Né à Paris, il se forma à l’École des Beaux-Arts sous la tutelle de Michel Martin Drolling. Influencé par la tradition académique, parallèlement à la réalisation de tableaux d’histoire et d’oeuvres religieuses, il se spécialisa dans la peinture décorative monumentale, alliant un sens raffiné de la composition à des thèmes allégoriques et mythologiques, en phase avec le goût du Second Empire.
Il participa pour la première fois au Salon en 1847 avec une toile intitulée La Vieille et les deux servantes et y obtint des médailles en 1857, 1859 et 1861. Son médaillé au salon de 1859, Néron et Locuste essayant des poisons sur un esclave aujourd’hui conservé au Palais des Beaux-Arts de Lille fut très remarqué et encensé par la critique, notamment Théophile Gautier qui parle d’une toile remarquable par la vigueur du ton et du modelé, qui annoncent un robuste tempérament de peintre
Mais c’est bien dans le décor des grandes oeuvres architecturales du Second Empire que s’illustra particulièrement Mazerolle. L’une de ses œuvres les plus célèbres est le plafond de la Comédie-Française, qu’il réalisa en 1864. L’artiste y déploie un style grandiose, où se mêlent la grâce et la majesté des figures allégoriques, s’inscrivant dans la lignée des grandes commandes publiques destinées à magnifier les institutions culturelles françaises.
Au-delà de la Comédie-Française, il a laissé son empreinte dans d’autres lieux emblématiques de Paris. Il participa à la décoration du Palais Garnier, où ses peintures s’intègrent harmonieusement à l’ensemble opulent conçu par Charles Garnier. On retrouve également ses œuvres dans l’Hôtel de Ville de Paris, où il exécuta des fresques en collaboration avec d’autres artistes décorateurs de renom.
Mazerolle fut également sollicité par de riches commanditaires privés pour décorer leurs hôtels particuliers, notamment dans les quartiers huppés de la capitale. Ces commandes privées témoignent de son succès et de sa réputation dans le milieu artistique et aristocratique de l’époque.
Artiste prolifique et perfectionniste, Mazerolle s’illustra par un travail minutieux, souvent réalisé en collaboration avec d’autres artistes. Ses œuvres sont marquées par un souci du détail et une élégance classique, caractéristiques du style académique.

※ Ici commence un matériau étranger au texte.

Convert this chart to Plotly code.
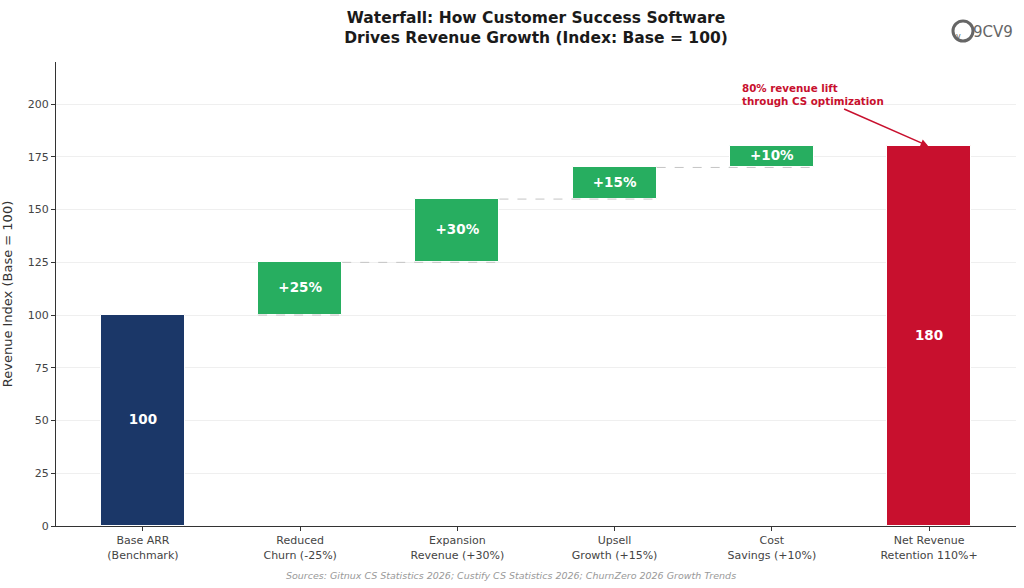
import plotly.graph_objects as go

categories = ["Base ARR<br>(Benchmark)", "Reduced<br>Churn (-25%)", "Expansion<br>Revenue (+30%)",
              "Upsell<br>Growth (+15%)", "Cost<br>Savings (+10%)", "Net Revenue<br>Retention 110%+"]
base_value = 100
deltas = [25, 30, 15, 10]
total_value = 180
delta_labels = ["+25%", "+30%", "+15%", "+10%"]
y_ticks = [0, 25, 50, 75, 100, 125, 150, 175, 200]

NAVY = "#1B3768"
GREEN = "#27AE60"
RED = "#C8102E"
FONT = "DejaVu Sans, Verdana, sans-serif"
BAR_W = 0.535

L, R, T, B = 56, 1016, 62, 526
def px(x):
    return (x - L) / (R - L)
def py(y):
    return (B - y) / (B - T)

xs = list(range(len(categories)))

bases = []
cum = base_value
for d in deltas:
    bases.append(cum)
    cum += d

fig = go.Figure()

for i, (b, d) in enumerate(zip(bases, deltas)):
    xi = i + 1
    x0 = xi - 1 + BAR_W / 2 if i > 0 else xi - BAR_W / 2
    fig.add_trace(go.Scatter(x=[x0, xi + BAR_W / 2], y=[b, b], mode="lines",
                             line=dict(color="#C4C4C4", width=1, dash="dash"),
                             hoverinfo="skip", showlegend=False))

fig.add_trace(go.Bar(x=[xs[0]], y=[base_value], width=BAR_W,
                     marker=dict(color=NAVY, line=dict(color="white", width=1)), showlegend=False))
fig.add_trace(go.Bar(x=xs[1:5], y=deltas, base=bases, width=BAR_W,
                     marker=dict(color=GREEN, line=dict(color="white", width=1)), showlegend=False))
fig.add_trace(go.Bar(x=[xs[5]], y=[total_value], width=BAR_W,
                     marker=dict(color=RED, line=dict(color="white", width=1)), showlegend=False))

# bar labels at bar midpoints
label_x = [xs[0]] + xs[1:5] + [xs[5]]
label_y = [base_value / 2] + [b + d / 2 for b, d in zip(bases, deltas)] + [total_value / 2]
label_t = [f"<b>{base_value}</b>"] + [f"<b>{t}</b>" for t in delta_labels] + [f"<b>{total_value}</b>"]
fig.add_trace(go.Scatter(x=label_x, y=label_y, text=label_t, mode="text",
                         textfont=dict(color="white", size=13.5, family=FONT),
                         hoverinfo="skip", showlegend=False))

fig.update_layout(
    width=1024, height=588,
    margin=dict(l=L, r=1024 - R, t=T, b=588 - B),
    paper_bgcolor="white", plot_bgcolor="white",
    font=dict(family=FONT, color="#444444", size=11),
    bargap=0,
    title=dict(text="<b>Waterfall: How Customer Success Software<br>Drives Revenue Growth (Index: Base = 100)</b>",
               x=(L + R) / 2 / 1024, xanchor="center", y=0.961, yanchor="top",
               font=dict(size=15.5, color="#1a1a1a", family=FONT)),
    xaxis=dict(range=[-0.553, 5.553], tickvals=xs, ticktext=categories, showgrid=False, zeroline=False,
               showline=True, linecolor="#333333", linewidth=1, ticks="outside", ticklen=4, tickcolor="#333333",
               tickfont=dict(size=11, color="#444444")),
    yaxis=dict(range=[0, 220], tickvals=y_ticks, showgrid=True, gridcolor="#EFEFEF", gridwidth=1, zeroline=False,
               showline=True, linecolor="#333333", linewidth=1, ticks="outside", ticklen=4, tickcolor="#333333",
               tickfont=dict(size=11, color="#444444"),
               title=dict(text="Revenue Index (Base = 100)", font=dict(size=13, color="#333333"), standoff=12)),
)

fig.add_annotation(x=5, y=total_value, ax=4.45, ay=198, xref="x", yref="y", axref="x", ayref="y",
                   text="", showarrow=True, arrowhead=2, arrowsize=1, arrowwidth=1.5, arrowcolor=RED, standoff=1)
fig.add_annotation(x=3.80, y=204.5, xref="x", yref="y", xanchor="left", yanchor="middle", align="left",
                   text="<b>80% revenue lift<br>through CS optimization</b>", showarrow=False,
                   font=dict(size=10.3, color=RED, family=FONT))

fig.add_annotation(x=px(511), y=py(575), xref="paper", yref="paper", xanchor="center", yanchor="middle",
                   text="<i>Sources: Gitnux CS Statistics 2026; Custify CS Statistics 2026; ChurnZero 2026 Growth Trends</i>",
                   showarrow=False, font=dict(size=9.5, color="#999999", family=FONT))

# logo
fig.add_shape(type="circle", xref="paper", yref="paper", x0=px(953), x1=px(973), y0=py(41), y1=py(21),
              line=dict(color="#666666", width=3))
fig.add_annotation(x=px(963), y=py(30), xref="paper", yref="paper", text="v", showarrow=False,
                   font=dict(size=8, color="#666666", family=FONT))
fig.add_annotation(x=px(971), y=py(32), xref="paper", yref="paper", xanchor="left", yanchor="middle",
                   text="9CV9", showarrow=False, font=dict(size=15, color="#666666", family=FONT))

fig.write_html("out.html")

Tombé dans un oubli relatif au XXème siècle, Alexis Mazerolle est aujourd’hui redécouvert et réévalué, notamment à travers des expositions rétrospectives comme celle organisée au musée de Roubaix, qui a permis de réunir un vaste échantillon de sa production, comprenant des dessins inédits, des études préparatoires pour des tableaux d’histoire, ainsi que des cartons de tapisserie. Son rôle essenteil dans l’embellissement des grands bâtiments parisiens et dans la perpétuation de la tradition académique du XIXe siècle en fait un acteur essentiel de la peinture française de la seconde moitié du XIXe siècle.
La peinture académique et de décoration du XIXe siècle, longtemps reléguée au second plan et stigmatisée sous l’appellation péjorative de « pompiers », a récemment été redécouverte à travers des expositions qui ont permis de réévaluer l’œuvre de peintres tels que William Bouguereau, Alexandre Cabanel et Alexis-Joseph Mazerolle. Ce retour en grâce s’inscrit dans un mouvement de relecture de la peinture académique, une forme d’art intimement liée à des institutions et des doctrines esthétiques souvent jugées de manière simpliste. Cette épithète a, en effet, évolué au fil du temps, désignant tour à tour les styles de peintres comme Jacques-Louis David, ou plus tard ceux de ses successeurs.
L’une des critiques souvent adressées à cette école de peinture est la supposée perte du lien entre la peinture et l’architecture, et plus largement, entre la peinture et les arts décoratifs. Cette vision réductrice ignore pourtant la place prépondérante que de nombreux artistes académiques ont occupée dans le domaine de la décoration monumentale et intérieure. À l’instar de Mazerolle, ces artistes ont su marier la peinture et l’architecture dans des œuvres décoratives destinées à des édifices prestigieux. Les commandes des pouvoirs publics et des grandes familles fortunées, comme celles des Péreire ou de la marquise de Landolfo-Carcano, témoignent de l’importance accordée à ces travaux, souvent invisibles pour la critique d’art de l’époque, car non exposés dans les Salons officiels.
Le XIXe siècle voit également l’essor d’une véritable fusion entre les arts décoratifs et la peinture. Les artistes académiques, bien loin d’ignorer cet aspect, y ont largement contribué. Mazerolle, par exemple, a travaillé pour les manufactures des Gobelins et d’Aubusson, perpétuant la tradition de la tapisserie et participant à un mouvement plus large de redécoration des espaces publics et privés. Cet engagement dans l’art de la décoration s’étend au-delà des murs, influençant également la renaissance de la mosaïque, la polychromie architecturale, ainsi que l’émergence de l’affiche comme forme d’art au tournant du siècle.
La redécouverte de peintres comme Mazerolle nous invite ainsi à reconsidérer la richesse et la diversité de la peinture académique du XIXe siècle. Non seulement cette peinture n’a jamais perdu son lien avec les valeurs décoratives, mais elle a su, à travers la décoration murale et l’intégration de différents arts appliqués, incarner un idéal d’œuvre d’art total, une vision qui trouve ses échos dans des créations emblématiques comme l’Opéra de Paris ou le Capitole de Toulouse. C’est dans cet espace de dialogue entre peinture et architecture que s’épanouit toute la grandeur de l’art académique, loin des clichés qui l’ont longtemps associé à un académisme figé et dépassé.